A spokesman for the Department for Business, Energy and Industrial Strategy said Nissan has been given £2.6m and would have to reapply for the remaining £58.4m.
On Sunday, when Nissan announced its decision not to build the X-Trail SUV in Sunderland, the firm’s Europe chairman, Gianluca de Ficchy, said that “the continued uncertainty around the UK’s future relationship with the EU is not helping companies like ours to plan for the future”.
The government had to clarify its position after Business Minister Richard Harrington told the BBC that Nissan would get the £61m support payment.
Mr Harrington told BBC Newcastle: “The £60m still stands.
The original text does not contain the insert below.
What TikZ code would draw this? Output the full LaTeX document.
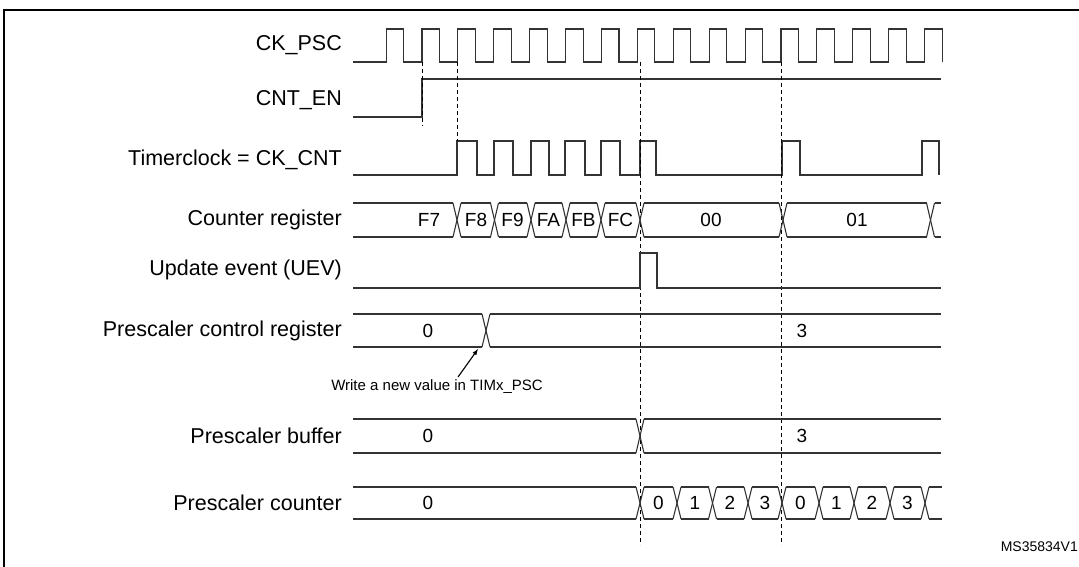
\documentclass[tikz,border=0pt]{standalone}
\usepackage{fontspec}
\setmainfont{Liberation Sans}
\begin{document}
\begin{tikzpicture}[x=1pt,y=-1pt,
  sig/.style={line width=1.1pt,black!80},
  guide/.style={line width=0.9pt,dash pattern=on 4pt off 3pt},
  lab/.style={anchor=east,font=\fontsize{21.5}{24}\selectfont,inner sep=0},
  val/.style={font=\fontsize{19}{22}\selectfont,inner sep=0}]
\useasboundingbox (0,0) rectangle (1079,567);
\draw[line width=2pt] (4,580) -- (4,10) -- (1090,10);
% labels
\node[lab] (l1) at (342,45) {CK\_PSC};
\node[lab] (l2) at (342,100) {CNT\_EN};
\node[lab] (l3) at (342,160) {Timerclock = CK\_CNT};
\node[lab] (l4) at (342,220) {Counter register};
\node[lab] (l5) at (342,270) {Update event (UEV)};
\node[lab] (l6) at (342,331) {Prescaler control register};
\node[lab] (l7) at (342,436) {Prescaler buffer};
\node[lab] (l8) at (342,503) {Prescaler counter};
% CK_PSC
\draw[sig] (353,62)
  \foreach \k in {-1,...,14} { -- ({422+35.9*\k},62) -- ({422+35.9*\k},29) -- ({422+35.9*\k+17.5},29) -- ({422+35.9*\k+17.5},62) };
\draw[sig] (939.1,29) -- (941,29);
% CNT_EN
\draw[sig] (353,117) -- (422,117) -- (422,79) -- (941,79);
% Timerclock
\draw[sig] (353,175) -- (457,175)
  \foreach \a/\b/\c in {457/477/494,494/513/531,531/549/565,565/585/601,601/620/640,640/656/782,782/800/922} { -- (\a,141) -- (\b,141) -- (\b,175) -- (\c,175) }
  -- (922,141) -- (939,141) -- (939,175);
% dashed lines
\draw[guide] (422,62) -- (422,126);
\draw[guide] (457,62) -- (457,141);
\draw[guide] (640,62) -- (640,545);
\draw[guide] (781,62) -- (781,545);
% bus transitions
\def\bus#1#2#3{%
  \foreach \t in {#3} {\draw[sig] (\t-4,#1) -- (\t,{(#1+#2)/2}) -- (\t-4,#2); \draw[sig] (\t+4,#1) -- (\t,{(#1+#2)/2}) -- (\t+4,#2);}}
% Counter register
\draw[sig] (353,203) -- (453,203) (461,203) -- (490.5,203) (498.5,203) -- (527,203) (535,203) -- (562,203) (570,203) -- (597,203) (605,203) -- (636,203) (644,203) -- (779,203) (787,203) -- (926.5,203) (934.5,203) -- (941,203);
\draw[sig] (353,237) -- (453,237) (461,237) -- (490.5,237) (498.5,237) -- (527,237) (535,237) -- (562,237) (570,237) -- (597,237) (605,237) -- (636,237) (644,237) -- (779,237) (787,237) -- (926.5,237) (934.5,237) -- (941,237);
\bus{203}{237}{457,494.5,531,566,601,640,783,930.5}
\node[val] (c1) at (429,220) {F7};
\node[val] (c2) at (476,220) {F8};
\node[val] (c3) at (512.5,220) {F9};
\node[val] (c4) at (548.5,220) {FA};
\node[val] (c5) at (583.5,220) {FB};
\node[val] (c6) at (620.5,220) {FC};
\node[val] (c7) at (711,220) {00};
\node[val] (c8) at (857,220) {01};
% UEV
\draw[sig] (353,288) -- (640,288) -- (640,253) -- (657,253) -- (657,288) -- (941,288);
% Prescaler control register
\draw[sig] (353,314) -- (482,314) (490,314) -- (941,314);
\draw[sig] (353,347) -- (482,347) (490,347) -- (941,347);
\bus{314}{347}{486}
\node[val] (p0) at (428,331) {0};
\node[val] (p3) at (802,331) {3};
\coordinate (ah) at (478,349);
\coordinate (at) at (458,377);
\node[font=\fontsize{15}{18}\selectfont,inner sep=1pt] (w) at (437,387) {Write a new value in TIMx\_PSC};
\draw[line width=1.1pt,-latex] (at) -- (ah);
% Prescaler buffer
\draw[sig] (353,419) -- (636,419) (644,419) -- (941,419);
\draw[sig] (353,453) -- (636,453) (644,453) -- (941,453);
\bus{419}{453}{640}
\node[val] (b0) at (428,436) {0};
\node[val] (b3) at (802,436) {3};
% Prescaler counter
\draw[sig] (353,487) -- (636,487) \foreach \a/\b in {644/673,681/708.5,716.5/744,752/778,786/815,823/850,858/886,894/921} {(\a,487) -- (\b,487)} (929,487) -- (942,487);
\draw[sig] (353,519) -- (636,519) \foreach \a/\b in {644/673,681/708.5,716.5/744,752/778,786/815,823/850,858/886,894/921} {(\a,519) -- (\b,519)} (929,519) -- (942,519);
\bus{487}{519}{640,677,712.5,748,782,819,854,890,925}
\node[val] (q0) at (428,503) {0};
\foreach \x/\v [count=\i] in {658.5/0,695/1,730/2,765/3,800.5/0,836.5/1,872/2,907.5/3} \node[val] (n\i) at (\x,503) {\v};
\node[font=\fontsize{14}{16}\selectfont,anchor=east,inner sep=0] (ms) at (1078,547) {MS35834V1};
\end{tikzpicture}
\end{document}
It’s to do with research and development and developing alternative technologies and making sure Nissan is at the forefront of that.
“This was nothing to do with the X-Trail.”
Following the UK’s vote to leave the European Union in June 2016, Mr Ghosn had hinted that he would seek compensation if car exports to Europe were subject to tariffs.
Mr Ghosn met Prime Minister Theresa May to discuss the future of Nissan’s plant in Sunderland, after which he said he was “confident” that the government would keep the UK a competitive place to do business after it leaves the EU.
In the letter to Mr Ghosn, Mr Clark said: “It will be a critical priority of our negotiation to support UK car manufacturers and ensure that their ability to export to and from the EU is not adversely affected by the UK’s future relationship with the EU.”